“he could tell

At the first mouthful, if his oysters fed

On the Rutupian or the Lucrine bed

Or at Circeii.”[218]

The first artificial oyster-cultivator on a large scale appears to have been a certain Roman named Sergius Orata, who lived about a century B.C. His object, according to Pliny the elder,[219] was not to please his own appetite so much as to make money by ministering to the appetites of others. His vivaria were situated on the Lucrine Lake, near Baiae, and the Lucrine oysters obtained under his cultivation a notoriety which they never entirely lost, although British oysters eventually came to be more highly esteemed. He must have been a great enthusiast in his trade, for on one occasion when he became involved in a law-suit with one of the riparian proprietors, his counsel declared that Orata’s opponent made a great mistake if he expected to damp his ardour by expelling him from the lake, for, sooner than not grow oysters at all, he would grow them upon the roof of his house.[220] Orata’s successors in the business seem to have understood the secret of planting young oysters in new beds, for we are told that specimens brought from Brundisium and even from Britain were placed for a while in the Lucrine Lake, to fatten after their long journey, and also to acquire the esteemed “Lucrine flavour.”

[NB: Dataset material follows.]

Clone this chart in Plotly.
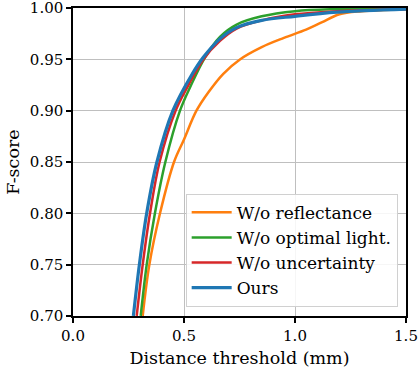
import plotly.graph_objects as go

# distance threshold (mm) and F-score
ours_x = [0.272, 0.299, 0.332, 0.378, 0.45, 0.535, 0.587, 0.662, 0.737, 0.85, 1.0, 1.19, 1.5]
ours_y = [0.70, 0.75, 0.80, 0.85, 0.90, 0.935, 0.952, 0.970, 0.981, 0.988, 0.992, 0.996, 0.999]

unc_x = [0.287, 0.314, 0.347, 0.390, 0.462, 0.52, 0.587, 0.662, 0.737, 0.85, 1.0, 1.19, 1.5]
unc_y = [0.70, 0.75, 0.80, 0.85, 0.90, 0.925, 0.950, 0.968, 0.980, 0.988, 0.994, 0.997, 0.999]

light_x = [0.305, 0.332, 0.369, 0.416, 0.482, 0.53, 0.595, 0.662, 0.737, 0.85, 1.0, 1.19, 1.5]
light_y = [0.70, 0.75, 0.80, 0.85, 0.90, 0.924, 0.952, 0.972, 0.984, 0.992, 0.997, 0.999, 1.0]

refl_x = [0.314, 0.344, 0.392, 0.455, 0.50, 0.556, 0.61, 0.677, 0.752, 0.85, 0.95, 1.05, 1.12, 1.2, 1.3, 1.5]
refl_y = [0.70, 0.75, 0.80, 0.85, 0.872, 0.90, 0.918, 0.936, 0.950, 0.962, 0.971, 0.979, 0.986, 0.994, 0.997, 0.999]

y_ticks = [0.70, 0.75, 0.80, 0.85, 0.90, 0.95, 1.00]
x_ticks = [0.0, 0.5, 1.0, 1.5]

series = [
    ("W/o reflectance", refl_x, refl_y, "#ff7f0e", 2.5),
    ("W/o optimal light.", light_x, light_y, "#2ca02c", 2.5),
    ("W/o uncertainty", unc_x, unc_y, "#d62728", 2.5),
    ("Ours", ours_x, ours_y, "#1f77b4", 3.2),
]

FONT = "DejaVu Serif, Liberation Serif, serif"

fig = go.Figure()
for name, xs, ys, color, w in series:
    fig.add_scatter(
        x=xs,
        y=ys,
        name=name,
        mode="lines",
        line=dict(color=color, width=w, shape="spline", smoothing=1.0),
    )

axis_common = dict(
    showline=True,
    linecolor="black",
    linewidth=1.5,
    mirror=True,
    ticks="outside",
    ticklen=5,
    tickwidth=1.5,
    tickcolor="black",
    showgrid=True,
    gridcolor="#bfbfbf",
    gridwidth=1.3,
    zeroline=False,
    automargin=False,
    ticklabeloverflow="allow",
    tickfont=dict(family=FONT, size=15, color="black"),
)

fig.update_xaxes(
    range=[0, 1.5],
    tickvals=x_ticks,
    ticktext=[f"{v:.1f}" for v in x_ticks],
    title=dict(text="Distance threshold (mm)", font=dict(family=FONT, size=17.5, color="black"), standoff=8),
    **axis_common,
)
fig.update_yaxes(
    range=[0.6999, 1.0001],
    tickvals=y_ticks,
    ticktext=[f"{v:.2f}" for v in y_ticks],
    title=dict(text="F-score", font=dict(family=FONT, size=17.5, color="black"), standoff=6),
    **axis_common,
)

fig.update_layout(
    width=420,
    height=375,
    margin=dict(l=73, r=14, t=8, b=59),
    plot_bgcolor="white",
    paper_bgcolor="white",
    font=dict(family=FONT, color="black"),
    legend=dict(
        x=0.975,
        y=0.03,
        xanchor="right",
        yanchor="bottom",
        bgcolor="rgba(255,255,255,0.85)",
        bordercolor="#d0d0d0",
        borderwidth=1,
        font=dict(family=FONT, size=17, color="black"),
        itemwidth=40,
        tracegroupgap=0,
    ),
)

fig.write_html(
    "out.html",
    config={"displayModeBar": False},
    post_script="document.body.style.margin='0';",
)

Oysters are ‘in season’ whenever there is an ‘r’ in the month, in other words, from September to April. ‘Mensibus erratis,’ as the poet has it, ‘vos ostrea manducatis!’ It has been computed that the quantity annually produced in Great Britain amounts to no less than sixteen hundred million, while in America the number is estimated at five thousand five hundred million, the value being over thirteen million dollars, and the number of persons employed fifty thousand. Arcachon, one of the principal French oyster-parks, has nearly 10,000 acres of oyster beds, the annual value being from eight to ten million francs; in 1884–85, 178,359,000 oysters were exported from this place alone. In the season 1889–90, 50,000 tons of oysters were consumed in London.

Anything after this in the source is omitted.